Further in relation to the requirements of proof the case of United States v. Spiritos Music School, 2 Cust. Ct. 801, Reap. Dec. 4490, held:

In our Judgment the lower court committed error in giving any probative value to the proof introduced on behalf of the importer. It utterly fails to establish the elements necessary to prove value in this court. There is no competent evidence of the existence of a foreign value or an export value for such or similar merchandise, or if both exist, which is higher. No competent proof was submitted to show the usual wholesale quantities in which such or similar merchandise was bought and sold in the ordinary course of trade at the times of exportation of the instant merchandise.
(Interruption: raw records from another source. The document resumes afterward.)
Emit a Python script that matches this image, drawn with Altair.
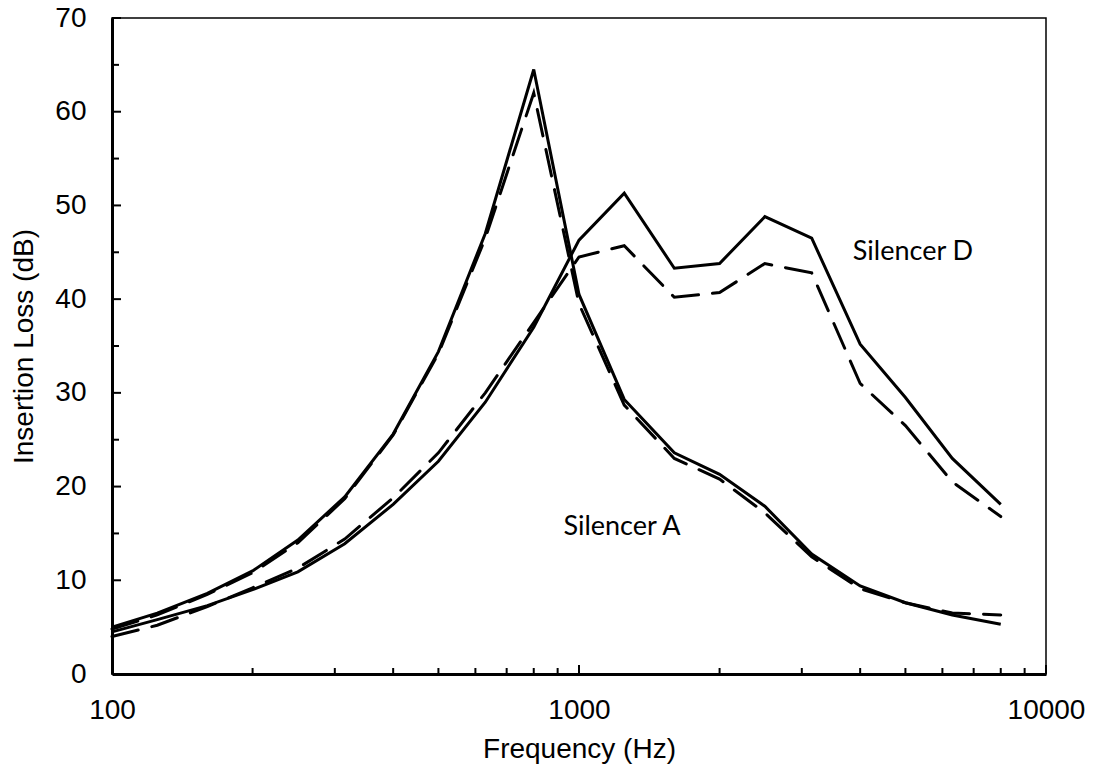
import altair as alt
import pandas as pd

freqs = [100, 125, 160, 200, 250, 315, 400, 500, 630, 800, 1000, 1250, 1600, 2000, 2500, 3150, 4000, 5000, 6300, 8000]

a_solid = [5.0, 6.5, 8.6, 11.0, 14.3, 18.9, 25.6, 34.4, 47.0, 64.5, 40.5, 29.3, 23.6, 21.3, 17.9, 12.8, 9.4, 7.6, 6.3, 5.3]
a_dashed = [4.8, 6.3, 8.5, 10.8, 14.0, 18.7, 25.5, 34.2, 46.5, 62.0, 39.5, 28.7, 23.0, 20.8, 17.2, 12.5, 9.1, 7.6, 6.5, 6.3]
d_solid = [4.5, 5.8, 7.3, 9.0, 10.9, 13.9, 18.1, 22.7, 29.0, 37.0, 46.3, 51.3, 43.3, 43.8, 48.8, 46.5, 35.2, 29.5, 23.0, 18.1]
d_dashed = [4.0, 5.2, 7.2, 9.2, 11.3, 14.4, 18.8, 23.6, 30.0, 37.5, 44.5, 45.7, 40.2, 40.7, 43.8, 42.8, 31.0, 26.5, 20.5, 16.8]

label_text = ["Silencer D", "Silencer A"]
label_freq = [5190, 1236]
label_val = [45.0, 15.7]

x_major = [100, 1000, 10000]
x_minor = [200, 300, 400, 500, 600, 700, 800, 900, 2000, 3000, 4000, 5000, 6000, 7000, 8000, 9000]
y_major = [0, 10, 20, 30, 40, 50, 60, 70]
y_minor = [5, 15, 25, 35, 45, 55, 65]

rows = []
for name, vals, style in [("A solid", a_solid, "solid"), ("A dashed", a_dashed, "dashed"),
                          ("D solid", d_solid, "solid"), ("D dashed", d_dashed, "dashed")]:
    for f, v in zip(freqs, vals):
        rows.append({"freq": f, "il": v, "series": name, "style": style})
df = pd.DataFrame(rows)

W, H = 934, 656
FONT = "Liberation Sans"

xs = alt.Scale(type="log", domain=[100, 10000], nice=False)
ys = alt.Scale(domain=[0, 70], nice=False, zero=False)

x_axis = alt.Axis(values=x_major, format="d", title="Frequency (Hz)", grid=False, ticks=False,
                  labelFont=FONT, labelFontSize=28, labelColor="black", labelPadding=22,
                  titleFont=FONT, titleFontSize=28, titleFontWeight="normal", titleColor="black",
                  titlePadding=11, domainColor="black", domainWidth=3, labelFlush=False)
y_axis = alt.Axis(values=y_major, title="Insertion Loss (dB)", grid=False, ticks=False,
                  labelFont=FONT, labelFontSize=28, labelColor="black", labelPadding=26,
                  titleFont=FONT, titleFontSize=28, titleFontWeight="normal", titleColor="black",
                  titlePadding=16, domainColor="black", domainWidth=3)

base = alt.Chart(df)
solid = base.transform_filter(alt.datum.style == "solid").mark_line(
    color="black", strokeWidth=3, strokeJoin="miter").encode(
    x=alt.X("freq:Q", scale=xs, axis=x_axis),
    y=alt.Y("il:Q", scale=ys, axis=y_axis),
    detail="series:N", order="freq:Q")
dashed = base.transform_filter(alt.datum.style == "dashed").mark_line(
    color="black", strokeWidth=3, strokeDash=[27, 14], strokeCap="round").encode(
    x=alt.X("freq:Q", scale=xs),
    y=alt.Y("il:Q", scale=ys),
    detail="series:N", order="freq:Q")

labels = alt.Chart(pd.DataFrame({"t": label_text, "f": label_freq, "v": label_val})).mark_text(
    font="Lato", fontSize=27, color="black", align="center", baseline="middle").encode(
    x=alt.X("f:Q", scale=xs), y=alt.Y("v:Q", scale=ys), text="t:N")

xmaj = alt.Chart(pd.DataFrame({"f": x_major})).mark_rule(color="black", strokeWidth=2).encode(
    x=alt.X("f:Q", scale=xs), y=alt.value(H), y2=alt.value(H - 9))
xmin = alt.Chart(pd.DataFrame({"f": x_minor})).mark_rule(color="black", strokeWidth=2).encode(
    x=alt.X("f:Q", scale=xs), y=alt.value(H), y2=alt.value(H - 6))
ymaj = alt.Chart(pd.DataFrame({"v": y_major})).mark_rule(color="black", strokeWidth=2).encode(
    y=alt.Y("v:Q", scale=ys), x=alt.value(0), x2=alt.value(9))
ymin = alt.Chart(pd.DataFrame({"v": y_minor})).mark_rule(color="black", strokeWidth=2).encode(
    y=alt.Y("v:Q", scale=ys), x=alt.value(0), x2=alt.value(7))

chart = alt.layer(solid, dashed, labels, xmaj, xmin, ymaj, ymin).properties(
    width=W, height=H,
    autosize=alt.AutoSizeParams(type="none"),
    padding={"left": 112, "top": 18, "right": 51, "bottom": 98},
    background="white",
).configure_view(stroke="black", strokeWidth=1.5)

chart.save("out.html", embed_options={"renderer": "svg", "actions": False})
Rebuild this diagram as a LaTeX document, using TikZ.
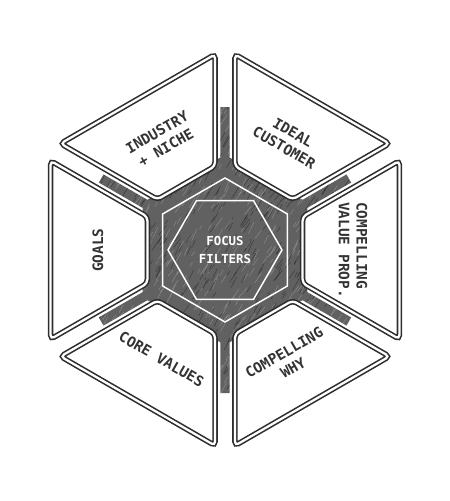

No evidence of probative value was offered to show the principal markets of the country of exportation for such or similar merchandise.

It is the opinion of the court that the record is lacking in the essential elements necessary to prove export value under section 402 (d) of the Tariff Act of 1930. The Government relies upon invoices of what are claimed to be similar goods from Mexico and testimony as to sales made in response to offers made in this country, but the record is lacking in proof as to the usual wholesale quantity, the location of the principal market, and whether a foreign value exists for this or similar merchandise, and if so, whether such value is higher or lower than the value for export.

I am of opinion and so hold that the presumption of correctness attending the finding of value by the appraiser has not been overcome. I therefore find the appraised values to be correct.

Judgment will be rendered accordingly.